The publication this month is featuring the Yonkers Saw Mill River Daylighting Park in Yonkers, New York, which PS&S was instrumental in creating a decade ago, as part of an article highlighting only four parks nationwide. The project centered on the eponymous river, previously buried beneath the city of Yonkers, and a plan to return it to a more natural, open-air condition as part of a park that ran through the center of the downtown with two dynamic pools and three strategic low waterfalls.
PS&S led a team to create the new urban river, which also provided community and ecological benefits and helped advance the municipality’s push for social and economic progress, as detailed in the article titled “America the Beautiful: New ideas for protecting land, water and wildlife.”

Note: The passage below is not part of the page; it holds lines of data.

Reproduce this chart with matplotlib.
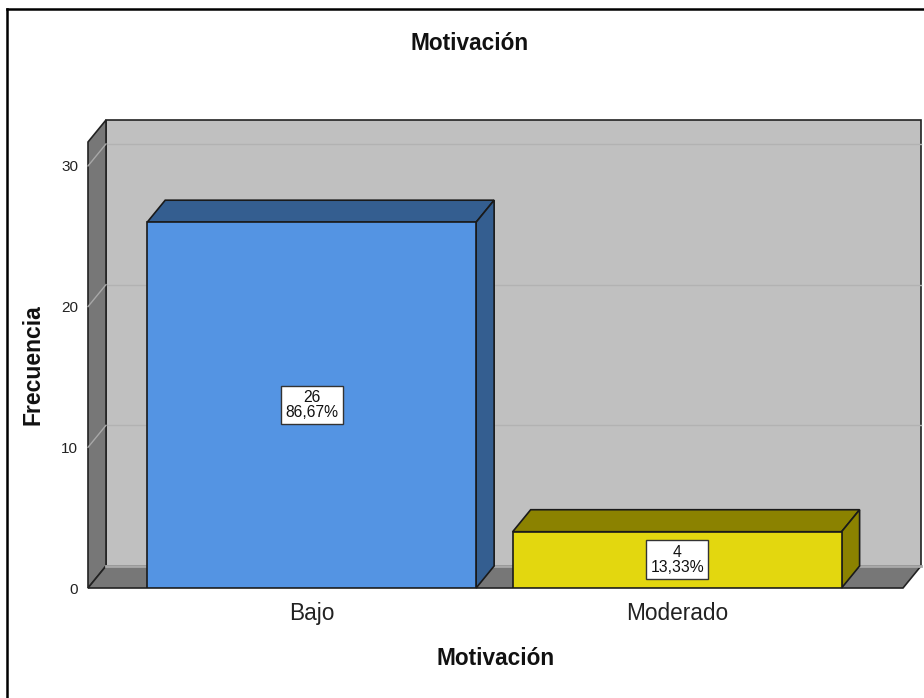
import matplotlib
matplotlib.use("Agg")
import matplotlib.pyplot as plt
from matplotlib.patches import Polygon
from matplotlib.lines import Line2D

plt.rcParams['font.family'] = ['Liberation Sans', 'DejaVu Sans']

# Data
categories = ["Bajo", "Moderado"]
counts = [26, 4]
percents = ["86,67%", "13,33%"]
y_ticks = [0, 10, 20, 30]

front_colors = ["#5494e3", "#e3d70f"]
shade_colors = ["#345e90", "#8b8200"]

W, H, DPI = 924, 698, 100
fig = plt.figure(figsize=(W / DPI, H / DPI), dpi=DPI, facecolor="white")

# front plane of the 3D box, in pixels
left_px, right_px, bottom_px, top_px = 88, 903, 588, 142
ax = fig.add_axes([left_px / W, 1 - bottom_px / H,
                   (right_px - left_px) / W, (bottom_px - top_px) / H])
ax.set_xlim(-0.612, 1.618)
ax.set_ylim(0, 31.7)
ax.set_facecolor("none")
for s in ax.spines.values():
    s.set_visible(False)

# depth of the 3D effect (pixels -> data units)
DX_PX, DY_PX = 18, 22
x_per_px = (ax.get_xlim()[1] - ax.get_xlim()[0]) / (right_px - left_px)
y_per_px = (ax.get_ylim()[1] - ax.get_ylim()[0]) / (bottom_px - top_px)
ddx, ddy = DX_PX * x_per_px, DY_PX * y_per_px

x0, x1 = ax.get_xlim()
y0, y1 = ax.get_ylim()

wall_kw = dict(edgecolor="#222222", linewidth=1.2, clip_on=False, joinstyle="miter")
# back wall
ax.add_patch(Polygon([(x0 + ddx, y0 + ddy), (x1 + ddx, y0 + ddy),
                      (x1 + ddx, y1 + ddy), (x0 + ddx, y1 + ddy)],
                     facecolor="#c0c0c0", zorder=0, **wall_kw))
# left side wall
ax.add_patch(Polygon([(x0, y0), (x0, y1), (x0 + ddx, y1 + ddy), (x0 + ddx, y0 + ddy)],
                     facecolor="#777777", zorder=1, **wall_kw))
# floor
ax.add_patch(Polygon([(x0, y0), (x1, y0), (x1 + ddx, y0 + ddy), (x0 + ddx, y0 + ddy)],
                     facecolor="#777777", zorder=1, **wall_kw))
# light seam where the back wall meets the floor
ax.add_line(Line2D([x0 + ddx, x1 + ddx], [y0 + ddy, y0 + ddy], color="#a9a9a9",
                   linewidth=2.0, zorder=1.2, clip_on=False))

# gridlines on back wall and side wall
for t in y_ticks[1:]:
    ax.add_line(Line2D([x0 + ddx, x1 + ddx], [t + ddy, t + ddy], color="#b2b2b2",
                       linewidth=1.0, zorder=0.5, clip_on=False))
    ax.add_line(Line2D([x0, x0 + ddx], [t, t + ddy], color="#a8a8a8",
                       linewidth=1.0, zorder=1.5, clip_on=False))

# bars
bw = 0.9
xs = list(range(len(categories)))
ax.bar(xs, counts, width=bw, color=front_colors, edgecolor="#1a1a1a",
       linewidth=1.2, zorder=4)
for i, (x, h) in enumerate(zip(xs, counts)):
    bl, br = x - bw / 2, x + bw / 2
    ax.add_patch(Polygon([(bl, h), (br, h), (br + ddx, h + ddy), (bl + ddx, h + ddy)],
                         facecolor=shade_colors[i], edgecolor="#1a1a1a", linewidth=1.2,
                         zorder=3, clip_on=False))
    ax.add_patch(Polygon([(br, 0), (br, h), (br + ddx, h + ddy), (br + ddx, ddy)],
                         facecolor=shade_colors[i], edgecolor="#1a1a1a", linewidth=1.2,
                         zorder=3, clip_on=False))
    ax.text(x, h / 2, f"{h}\n{percents[i]}", ha="center", va="center",
            fontsize=11.3, linespacing=1.0, color="#111111", zorder=6,
            bbox=dict(boxstyle="square,pad=0.28", facecolor="white",
                      edgecolor="#333333", linewidth=1.0))

# axes ticks and labels
ax.set_yticks(y_ticks)
ax.set_yticklabels([str(t) for t in y_ticks])
ax.tick_params(axis="y", length=0, pad=7, labelsize=11, labelcolor="#222222")
ax.set_xticks(xs)
ax.set_xticklabels(categories)
ax.tick_params(axis="x", length=0, pad=10, labelsize=16.3, labelcolor="#222222")
ax.set_xlabel("Motivación", fontsize=16.3, fontweight="bold", labelpad=16, color="#111111")
ax.set_ylabel("Frecuencia", fontsize=16.5, fontweight="bold", labelpad=12, color="#111111")

fig.text(470 / W, 1 - 43 / H, "Motivación", ha="center", va="center",
         fontsize=16.3, fontweight="bold", color="#111111")

# outer frame
fig.add_artist(Line2D([7 / W, 7 / W], [0, 1 - 9 / H], transform=fig.transFigure,
                      color="black", linewidth=1.8))
fig.add_artist(Line2D([7 / W, 1], [1 - 9 / H, 1 - 9 / H], transform=fig.transFigure,
                      color="black", linewidth=1.8))

fig.savefig("out.png", dpi=DPI, facecolor="white")
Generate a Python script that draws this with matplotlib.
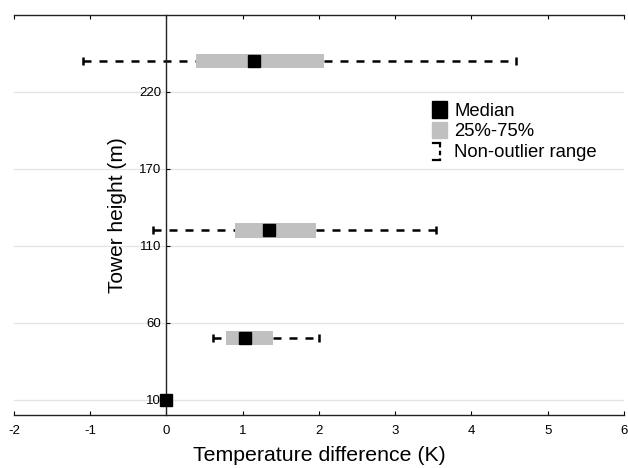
import matplotlib
matplotlib.use('Agg')
import matplotlib.pyplot as plt
from matplotlib.patches import Patch
from matplotlib.lines import Line2D
from matplotlib.legend_handler import HandlerBase

plt.rcParams['font.family'] = ['Liberation Sans', 'DejaVu Sans']

# data (K)
heights = [10, 50, 120, 230]
medians = [0.0, 1.03, 1.35, 1.15]
q25 = [0.0, 0.78, 0.90, 0.39]
q75 = [0.0, 1.40, 1.96, 2.07]
lo_whisk = [0.0, 0.61, -0.18, -1.10]
hi_whisk = [0.0, 2.00, 3.54, 4.59]

ytick_pos = [10, 60, 110, 160, 210]
ytick_labels = ['10', '60', '110', '170', '220']
xticks = [-2, -1, 0, 1, 2, 3, 4, 5, 6]

box_gray = '#c0c0c0'


class BracketHandler(HandlerBase):
    # little dashed bracket like the one in the original legend
    def create_artists(self, legend, orig_handle, xdescent, ydescent,
                       width, height, fontsize, trans):
        x0 = -xdescent + width * 0.05
        x1 = -xdescent + width * 0.55
        y0 = -ydescent - height * 0.05
        y1 = -ydescent + height * 1.0
        kw = dict(color='black', lw=1.6, transform=trans)
        a = Line2D([x0, x1], [y1, y1], **kw)
        b = Line2D([x1, x1], [y1, y0], dashes=(2, 1.5), **kw)
        c = Line2D([x0 + 0.25 * width, x1], [y0, y0], **kw)
        d = Line2D([x0, x0 + 0.08 * width], [y0, y0], **kw)
        return [a, b, c, d]


fig = plt.figure(figsize=(6.28, 4.68), dpi=100)
ax = fig.add_axes([0.0223, 0.1132, 0.9713, 0.8548])

for i in range(len(heights)):
    h = heights[i]
    if hi_whisk[i] > lo_whisk[i]:
        ax.plot([lo_whisk[i], q25[i]], [h, h], color='black', lw=1.8,
                dashes=(3.2, 3.2), zorder=2)
        ax.plot([q75[i], hi_whisk[i]], [h, h], color='black', lw=1.8,
                dashes=(3.2, 3.2), zorder=2)
        ax.plot([lo_whisk[i], hi_whisk[i]], [h, h], ls='none', marker='|',
                ms=6, mew=1.8, color='black', zorder=2)
    if q75[i] > q25[i]:
        ax.barh(h, q75[i] - q25[i], left=q25[i], height=9.5,
                color=box_gray, lw=0, zorder=3)
    ax.plot(medians[i], h, ls='none', marker='s', ms=9, color='black',
            zorder=4, clip_on=False)

ax.set_xlim(-2, 6)
ax.set_ylim(0, 260)
ax.set_xticks(xticks)
ax.set_xticklabels([str(t) for t in xticks])
ax.set_yticks(ytick_pos)
ax.set_yticklabels(ytick_labels)

ax.spines['right'].set_visible(False)
ax.spines['left'].set_position(('data', 0))
for s in ['left', 'top', 'bottom']:
    ax.spines[s].set_linewidth(1.0)
    ax.spines[s].set_color('#222222')

ax.tick_params(axis='x', direction='in', length=3, top=True,
               labelsize=9.5, pad=7)
ax.tick_params(axis='y', direction='in', length=3, labelsize=9.5, pad=4)
ax.grid(axis='y', color='#e3e3e3', lw=0.9, zorder=0)
ax.set_axisbelow(True)

ax.set_xlabel('Temperature difference (K)', fontsize=15.3, va='center')
ax.xaxis.set_label_coords(0.5, -0.1)
ax.set_ylabel('Tower height (m)', fontsize=15, va='center')
ax.yaxis.set_label_coords(0.17, 0.5)

handles = [Patch(color='black'), Patch(color=box_gray), Line2D([], [])]
labels = ['Median', '25%-75%', 'Non-outlier range']
ax.legend(handles, labels, loc='upper left', bbox_to_anchor=(0.67, 0.808),
          frameon=False, fontsize=13.3, handlelength=0.8, handleheight=1.0,
          handletextpad=0.42, labelspacing=0.12, borderpad=0,
          handler_map={Line2D: BracketHandler()})

fig.savefig('out.png', dpi=100)
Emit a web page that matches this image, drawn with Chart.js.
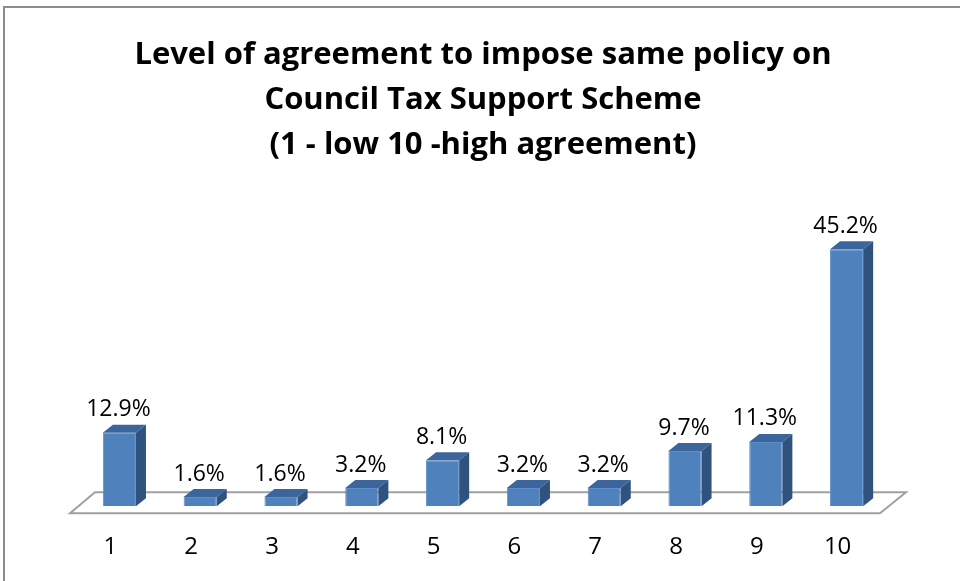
<!DOCTYPE html>
<html lang="en">
<head>
    <meta charset="UTF-8" />
    <title>Level of agreement</title>
    <script src="https://cdn.jsdelivr.net/npm/chart.js"></script>
    <style>
        body { margin: 0; background: #fff; }
        .wrap { width: 960px; height: 581px; position: relative; }
    </style>
</head>
<body>

    <div class="wrap">
        <canvas id="agreeChart"></canvas>
    </div>

    <script>
        // chart data
        const categories = ['1', '2', '3', '4', '5', '6', '7', '8', '9', '10'];
        const percentages = [12.9, 1.6, 1.6, 3.2, 8.1, 3.2, 3.2, 9.7, 11.3, 45.2];
        const titleLines = [
            'Level of agreement to impose same policy on',
            'Council Tax Support Scheme',
            '(1 - low 10 -high agreement)'
        ];

        const fontFamily = '"Open Sans", "Liberation Sans", Arial, sans-serif';

        // 3d look
        const depthX = 10, depthY = 8;
        const topColor = '#3c659c';
        const sideColor = '#30527f';

        const frame3d = {
            id: 'frame3d',
            beforeDraw(chart) {
                const ctx = chart.ctx;
                ctx.save();
                ctx.strokeStyle = '#8c8c8c';
                ctx.lineWidth = 2;
                ctx.strokeRect(4, 7, 970, 600);
                ctx.restore();
            },
            beforeDatasetsDraw(chart) {
                // floor under the bars
                const ctx = chart.ctx;
                const area = chart.chartArea;
                const base = chart.scales.y.getPixelForValue(0);
                ctx.save();
                ctx.beginPath();
                ctx.moveTo(area.left - 9, base + 7);
                ctx.lineTo(area.right - 7, base + 7);
                ctx.lineTo(area.right + 19, base - 14);
                ctx.lineTo(area.left + 16, base - 14);
                ctx.closePath();
                ctx.fillStyle = '#ffffff';
                ctx.fill();
                ctx.strokeStyle = '#a0a0a0';
                ctx.lineWidth = 2;
                ctx.stroke();
                ctx.restore();
            },
            afterDatasetsDraw(chart) {
                const ctx = chart.ctx;
                const meta = chart.getDatasetMeta(0);
                ctx.save();
                meta.data.forEach((bar, i) => {
                    const p = bar.getProps(['x', 'y', 'base', 'width'], true);
                    const l = p.x - p.width / 2, r = p.x + p.width / 2;
                    // top face
                    ctx.beginPath();
                    ctx.moveTo(l, p.y);
                    ctx.lineTo(r, p.y);
                    ctx.lineTo(r + depthX, p.y - depthY);
                    ctx.lineTo(l + depthX, p.y - depthY);
                    ctx.closePath();
                    ctx.fillStyle = topColor;
                    ctx.fill();
                    // side face
                    ctx.beginPath();
                    ctx.moveTo(r, p.y);
                    ctx.lineTo(r + depthX, p.y - depthY);
                    ctx.lineTo(r + depthX, p.base - depthY);
                    ctx.lineTo(r, p.base);
                    ctx.closePath();
                    ctx.fillStyle = sideColor;
                    ctx.fill();
                    // value label
                    ctx.fillStyle = '#000';
                    ctx.font = '23px ' + fontFamily;
                    ctx.textAlign = 'center';
                    ctx.textBaseline = 'middle';
                    ctx.fillText(percentages[i].toFixed(1) + '%', p.x - 1, p.y - depthY - 15);
                });
                ctx.restore();
            }
        };

        const ctx = document.getElementById('agreeChart').getContext('2d');
        new Chart(ctx, {
            type: 'bar',
            data: {
                labels: categories,
                datasets: [{
                    data: percentages,
                    backgroundColor: '#4f81bd',
                    borderColor: '#5f8fca',
                    borderWidth: 1,
                    categoryPercentage: 1,
                    barPercentage: 0.41
                }]
            },
            options: {
                responsive: true,
                maintainAspectRatio: false,
                animation: false,
                layout: {
                    padding: { left: 79, right: 73, top: 0, bottom: -8 }
                },
                scales: {
                    x: {
                        grid: { display: false, drawTicks: false },
                        border: { display: false },
                        ticks: {
                            color: '#000',
                            padding: 27,
                            labelOffset: -9,
                            font: { family: fontFamily, size: 24 }
                        }
                    },
                    y: {
                        display: false,
                        min: 0,
                        max: 50
                    }
                },
                plugins: {
                    legend: { display: false },
                    tooltip: { enabled: false },
                    title: {
                        display: true,
                        text: titleLines,
                        color: '#000',
                        font: { family: fontFamily, size: 31, weight: 'bold', lineHeight: 1.45 },
                        padding: { top: 33, bottom: 54 }
                    }
                }
            },
            plugins: [frame3d]
        });
    </script>

</body>
</html>
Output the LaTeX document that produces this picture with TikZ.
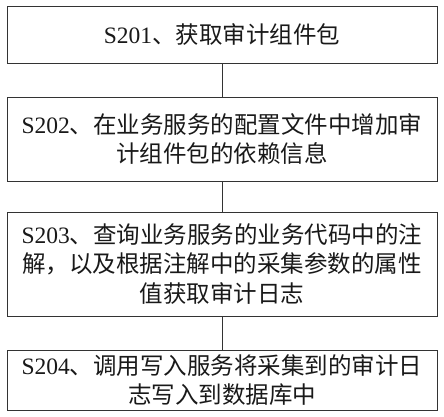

“After native plants were installed along the new channel, wildlife appeared as if by magic,” the article states, according to PS&S. “Muskrat, herons, turtles and ducks are spotted here regularly.”
As the architecture, engineering, surveying and environmental consulting firm noted, its design also included a fish ladder that supports the American eel migration, an outdoor learning enclave and a hydro-electric water wheel that powers streetlights near City Hall.
“This was a true conservation project that has resulted in a win-win for the environment as well as for the community economically,” said John Sartor, CEO and president of to PS&S. “We are proud to have helped create such a visionary project that included so many local, state and federal entities to make this a reality.”